As the summer season officially started this past holiday weekend, visitation to the Blue Ridge Parkway in 2015 is already up over 11% from last year. Based on recently released 2014 visitor spending numbers, increased visitation on the Parkway often means increased economic impact to neighboring communities. The current National Park Service (NPS) report shows that 13,941,750 visitors to Blue Ridge Parkway in 2014 spent $863,528,700 in communities near the park. That spending supported 14,020 jobs in the local area and had a cumulative benefit to the local economy of over$1.1 billion.
“The Blue Ridge Parkway welcomes visitors from across the country and around the world,” said Superintendent Mark Woods. “We are delighted to share the story of this place and the experiences it provides. We also feature the park as a way to introduce our visitors to this part of the country and all that it offers. National park tourism is a significant driver in the national economy, returning $10 for every $1 invested in the National Park Service, and it’s a big factor in our local economy as well. We appreciate the partnership and support of our neighbors and are glad to be able to give back by helping to sustain local communities.”
The peer-reviewed visitor spending analysis was conducted by U.S. Geological Survey economists Catherine Cullinane Thomas and Christopher Huber and National Park Service economist Lynne Koontz. The report shows $15.7 billion of direct spending by 292.8 million park visitors in communities within 60 miles of a national park. This spending supported 277,000 jobs nationally; 235,600 of those jobs are found in these gateway communities. The cumulative benefit to the U.S. economy was $29.7 billion.
According to the 2014 report, most park visitor spending was for lodging (30.6 percent) followed by food and beverages (20.3 percent), gas and oil (11.9 percent), admissions and fees (10.2 percent) and souvenirs and other expenses (9.9 percent).
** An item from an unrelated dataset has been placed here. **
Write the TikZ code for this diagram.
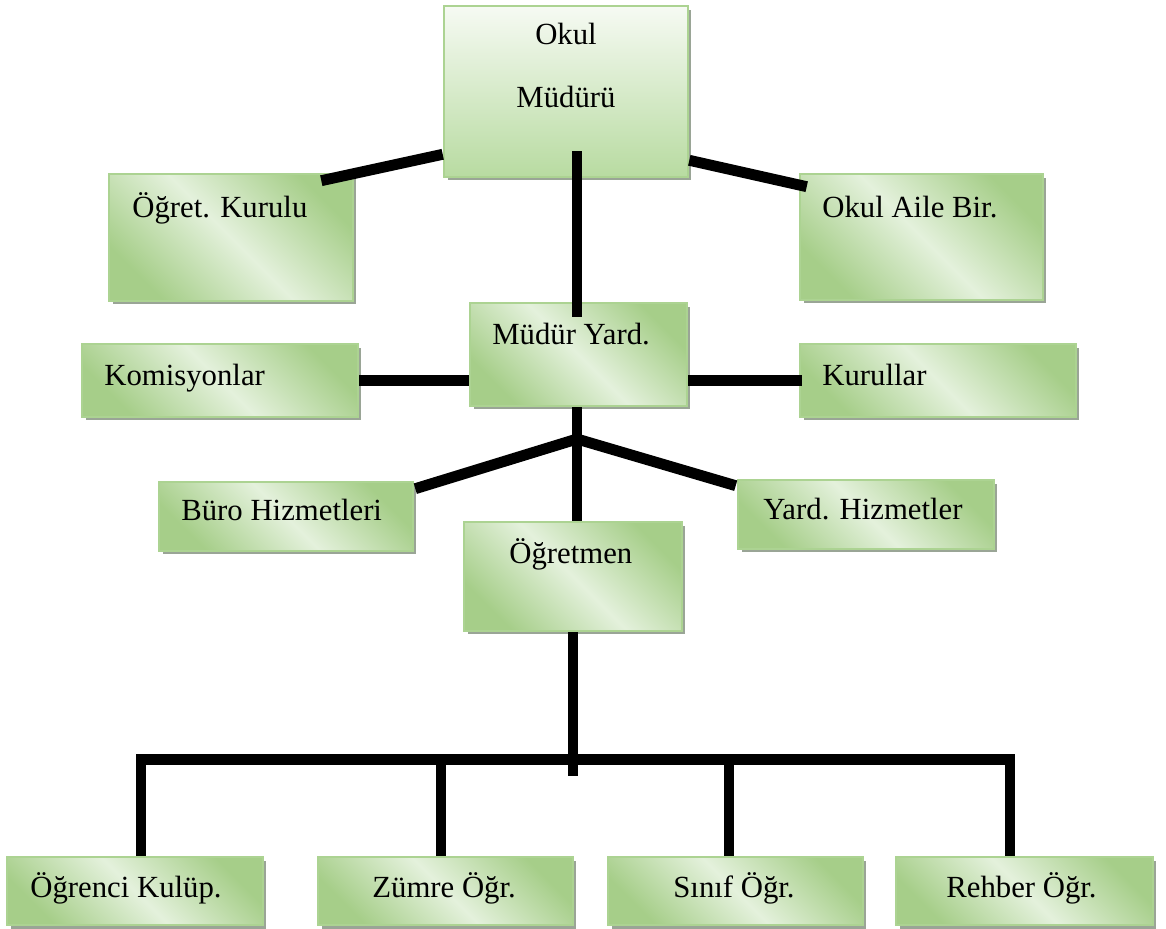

To download the report visit http://www.nature.nps.gov/socialscience/economics.cfm
The report includes information for visitor spending at individual parks and by state. To learn more about national parks in North Carolina or Virginia and how the National Park Service works with communities to help preserve local history, conserve the environment, and provide outdoor recreation, go to www.nps.gov/northcarolina or www.nps.gov/virginia.
Over 120 miles of the Blue Ridge Parkway runs through the High Country, and a total of 252 miles runs through western North Carolina.